With another rotation of this planet called Earth comes another day marked as World Theatre Day, so hug a theatre practitioner in your life—we generally need it.

 

My first inclination at seeing World Theatre Day coming up on the bend was to talk about the happenings driven by the International Theatre Institute, the world organization that heads the celebration, but more than ever I as a theatre artist and consumer am navigating complex feelings about what theatre is, what I want it to be, and what it means to me.

 

To not entirely steal the spotlight from this day marking one of our most time-honoured art forms, there is a beautiful collection of theatre from across the globe on video presentation through World Theatre Day’s website. It includes thirty-seven different performances by theatre artists as well as the message from this year’s annual honouree for the celebration, opera and theatre director Peter Sellars. He begins his speech thus:

 

“As the world hangs by the hour and by the minute on a daily drip feed of news reportage, may I invite all of us, as creators, to enter our proper scope and sphere and perspective of epic time, epic change, epic awareness, epic reflection, and epic vision? We are living in an epic period in human history and the deep and consequential changes we are experiencing in human beings’ relations to themselves, to each other, and to nonhuman worlds are nearly beyond our abilities to grasp, to articulate, to speak of, and to express.”

 

Sellars explains the necessity of theatre beautifully, especially in the context our world has been situated in. “Theater is the artform of experience,” he states, and it truly centres on the medium’s power, as well as why I myself—and I’m sure others—have felt a bit adrift in our beloved form.

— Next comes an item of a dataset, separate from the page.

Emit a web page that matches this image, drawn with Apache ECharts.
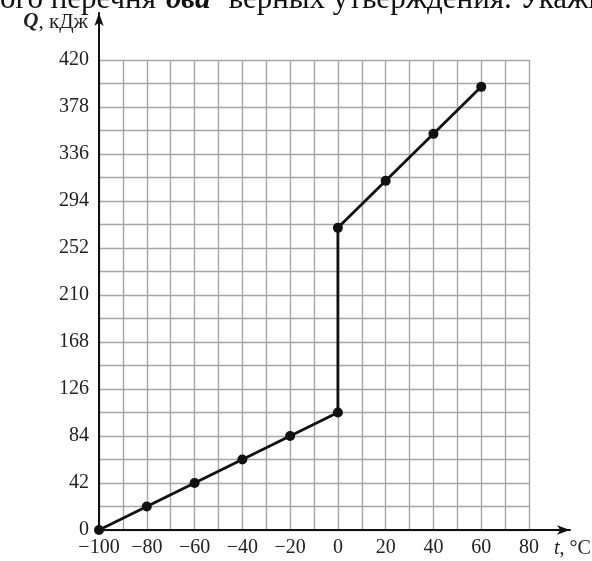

In a great number of pockets around the world, traditional theatre experiences have been few and far between. Zoom readings and recorded performances have dominated out of necessity, and while I have been thankful for these means, there has been a lingering phantasm from the experience.

 

What makes a play special in comparison to a TV show is the experience of shared space. What makes it special from a movie is the liveness of performance. These are baseline tenets of theatre as a form, and while of course they can be played with, the question in our supersaturated world of media comes down to “Why is this a play?” And so as we see varying returns to our spaces and forms, we celebrate the ability to connect once more with humanity and make “true” theatre.

 

But then another question is begged: “Were we truly connecting before?”

 

And I pose this not only to theatre creators—though the greatest onus is on us here—but to would-be audiences as well. When we have made the decision to share in this exchange of speaker and listener, of storyteller and witness, of actor and audience, have we truly honoured the weight that this deserves? Or have we merely entertained and been entertained?

 

This is a rant I have gone into many times in private and in public, and I’m aware it rings of a curmudgeonly art weirdo, but as Sellars seems to express aspects of this feeling, I am encouraged to state that I believe we can do better. Theatre is a magical, transcendental form if we allow it to be. It is a living, breathing medium, and allows us to connect viscerally with others. And therefore our medium can instil values, share messages, and plant seeds in a way no others can. As equally beloved as film is to me, when I allow my mind to play back the memories of my life, they are not screens. They are all alive. And in that way, we have the power of memory.

 

So let us be memorable.

 

World Theatre Day is not meant to put feathers in the caps of the 525,600th production of Grease or to pat the backs of the major theatres stuck in a perpetual season. It’s meant to honour not only theatre practitioners but the medium itself. And so on this day, I implore any and all theatre-makers and lovers to honour this form and to remember just what we have to offer.